STATED PROBLEM: Leave out the pictures and transcribe everything else exactly.
######
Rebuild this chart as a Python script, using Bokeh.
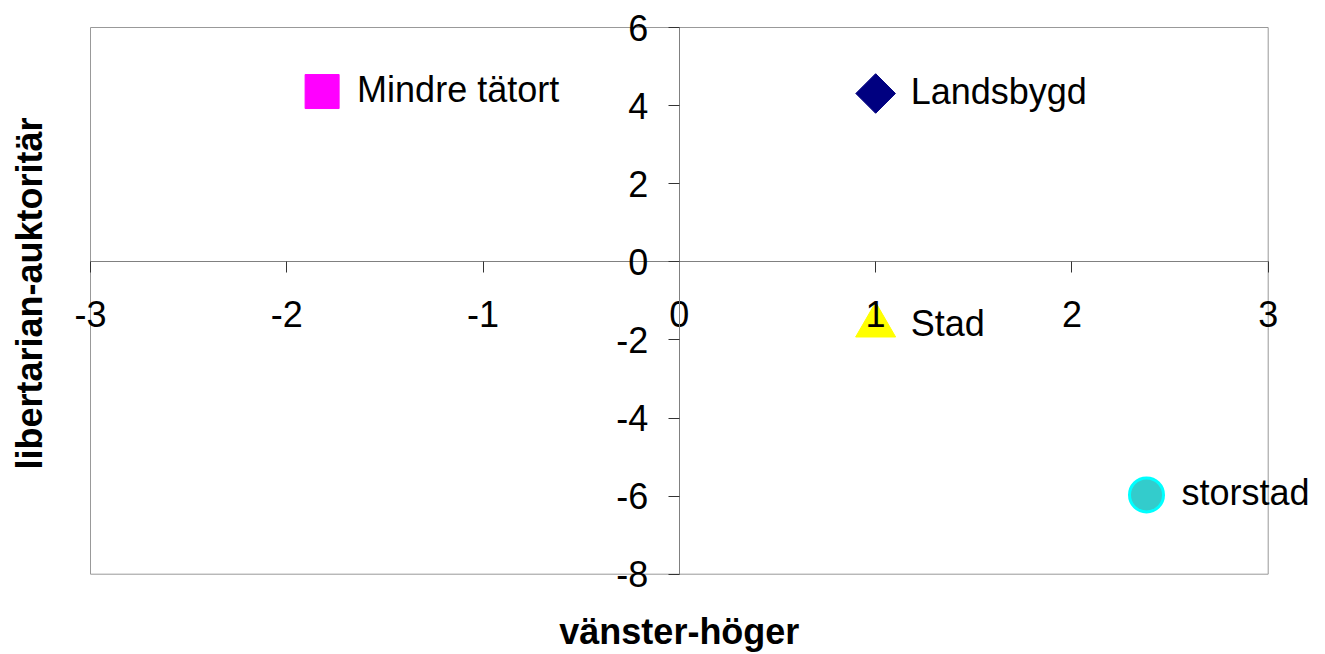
from bokeh.plotting import figure
from bokeh.models import FixedTicker, Label, BoxAnnotation, Range1d
from bokeh.core.properties import value
from bokeh.embed import file_html
from bokeh.resources import INLINE

# data
names = ["Mindre tätort", "Landsbygd", "Stad", "storstad"]
x_vals = [-1.82, 1.0, 1.0, 2.38]
y_vals = [4.36, 4.31, -1.63, -5.97]
x_ticks = [-3, -2, -1, 0, 1, 2, 3]
y_ticks = [-8, -6, -4, -2, 0, 2, 4, 6]
x_title = "vänster-höger"
y_title = "libertarian-auktoritär"

# styles per series
markers = ["square", "square", "triangle", "circle"]
angles = [0, 0.7853981634, 0, 0]
sizes = [34, 28, 40, 34]
fills = ["#FF00FF", "#000080", "#FFFF00", "#33CCCC"]
lines = ["#FF00FF", "#000080", "#FFFF00", "#00FFFF"]
lws = [1, 1, 1, 3]

FONT = "Liberation Sans"
W, H = 1325, 654

# plot-area limits and the surrounding room (frame fills the whole canvas)
xmin, xmax = x_ticks[0], x_ticks[-1]
ymin, ymax = y_ticks[0], y_ticks[-1]
pl, pr, pt, pb = 90.0, 1267.7, 27.0, 573.7
sx = (pr - pl) / (xmax - xmin)
sy = (pb - pt) / (ymax - ymin)

p = figure(width=W, height=H, output_backend="svg", toolbar_location=None,
           x_range=Range1d(xmin - pl / sx, xmax + (W - pr) / sx),
           y_range=Range1d(ymin - (H - pb) / sy, ymax + pt / sy),
           min_border=0)
p.grid.visible = False
p.outline_line_color = None
p.background_fill_color = "white"
p.border_fill_color = "white"

p.add_layout(BoxAnnotation(left=xmin, right=xmax, bottom=ymin, top=ymax,
                           fill_alpha=0, line_color="#999999", line_alpha=1.0,
                           line_width=1, level="underlay"))

for ax, ticks in ((p.xaxis, x_ticks), (p.yaxis, y_ticks)):
    ax.fixed_location = 0
    ax.bounds = (ticks[0], ticks[-1])
    ax.ticker = FixedTicker(ticks=ticks)
    ax.major_label_overrides = {t: str(t) for t in ticks}
    ax.minor_tick_line_color = None
    ax.axis_line_color = "#808080"
    ax.major_tick_line_color = "#333333"
    ax.major_tick_in = 0
    ax.major_tick_out = 11
    ax.major_label_text_font = FONT
    ax.major_label_text_font_size = "36px"
    ax.major_label_text_color = "black"

p.xaxis.major_label_standoff = 28
p.yaxis.major_label_standoff = 20

for i in range(len(names)):
    p.scatter([x_vals[i]], [y_vals[i]], marker=markers[i], size=sizes[i], angle=angles[i],
              fill_color=fills[i], line_color=lines[i], line_width=lws[i])

p.text(x=x_vals, y=y_vals, text=names, x_offset=35, y_offset=-2, text_baseline="middle",
       text_align="left", text_font=value(FONT), text_font_size="36px", text_color="black")

p.add_layout(Label(x=0, y=ymin - (630.7 - pb) / sy, text=x_title, text_align="center",
                   text_baseline="middle", text_font=FONT, text_font_size="36px",
                   text_font_style="bold", text_color="black"))
p.add_layout(Label(x=xmin - (pl - 29) / sx, y=ymax - (293 - pt) / sy, text=y_title,
                   angle=1.5707963268, text_align="center", text_baseline="middle",
                   text_font=FONT, text_font_size="36px", text_font_style="bold",
                   text_color="black"))

open("out.html", "w").write(file_html(p, INLINE))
######
EXERCISE RESPONSE:
Rebuild this chart as a Python script, using Bokeh.
from bokeh.plotting import figure
from bokeh.models import FixedTicker, Label, BoxAnnotation, Range1d
from bokeh.core.properties import value
from bokeh.embed import file_html
from bokeh.resources import INLINE

# data
names = ["Mindre tätort", "Landsbygd", "Stad", "storstad"]
x_vals = [-1.82, 1.0, 1.0, 2.38]
y_vals = [4.36, 4.31, -1.63, -5.97]
x_ticks = [-3, -2, -1, 0, 1, 2, 3]
y_ticks = [-8, -6, -4, -2, 0, 2, 4, 6]
x_title = "vänster-höger"
y_title = "libertarian-auktoritär"

# styles per series
markers = ["square", "square", "triangle", "circle"]
angles = [0, 0.7853981634, 0, 0]
sizes = [34, 28, 40, 34]
fills = ["#FF00FF", "#000080", "#FFFF00", "#33CCCC"]
lines = ["#FF00FF", "#000080", "#FFFF00", "#00FFFF"]
lws = [1, 1, 1, 3]

FONT = "Liberation Sans"
W, H = 1325, 654

# plot-area limits and the surrounding room (frame fills the whole canvas)
xmin, xmax = x_ticks[0], x_ticks[-1]
ymin, ymax = y_ticks[0], y_ticks[-1]
pl, pr, pt, pb = 90.0, 1267.7, 27.0, 573.7
sx = (pr - pl) / (xmax - xmin)
sy = (pb - pt) / (ymax - ymin)

p = figure(width=W, height=H, output_backend="svg", toolbar_location=None,
           x_range=Range1d(xmin - pl / sx, xmax + (W - pr) / sx),
           y_range=Range1d(ymin - (H - pb) / sy, ymax + pt / sy),
           min_border=0)
p.grid.visible = False
p.outline_line_color = None
p.background_fill_color = "white"
p.border_fill_color = "white"

p.add_layout(BoxAnnotation(left=xmin, right=xmax, bottom=ymin, top=ymax,
                           fill_alpha=0, line_color="#999999", line_alpha=1.0,
                           line_width=1, level="underlay"))

for ax, ticks in ((p.xaxis, x_ticks), (p.yaxis, y_ticks)):
    ax.fixed_location = 0
    ax.bounds = (ticks[0], ticks[-1])
    ax.ticker = FixedTicker(ticks=ticks)
    ax.major_label_overrides = {t: str(t) for t in ticks}
    ax.minor_tick_line_color = None
    ax.axis_line_color = "#808080"
    ax.major_tick_line_color = "#333333"
    ax.major_tick_in = 0
    ax.major_tick_out = 11
    ax.major_label_text_font = FONT
    ax.major_label_text_font_size = "36px"
    ax.major_label_text_color = "black"

p.xaxis.major_label_standoff = 28
p.yaxis.major_label_standoff = 20

for i in range(len(names)):
    p.scatter([x_vals[i]], [y_vals[i]], marker=markers[i], size=sizes[i], angle=angles[i],
              fill_color=fills[i], line_color=lines[i], line_width=lws[i])

p.text(x=x_vals, y=y_vals, text=names, x_offset=35, y_offset=-2, text_baseline="middle",
       text_align="left", text_font=value(FONT), text_font_size="36px", text_color="black")

p.add_layout(Label(x=0, y=ymin - (630.7 - pb) / sy, text=x_title, text_align="center",
                   text_baseline="middle", text_font=FONT, text_font_size="36px",
                   text_font_style="bold", text_color="black"))
p.add_layout(Label(x=xmin - (pl - 29) / sx, y=ymax - (293 - pt) / sy, text=y_title,
                   angle=1.5707963268, text_align="center", text_baseline="middle",
                   text_font=FONT, text_font_size="36px", text_font_style="bold",
                   text_color="black"))

open("out.html", "w").write(file_html(p, INLINE))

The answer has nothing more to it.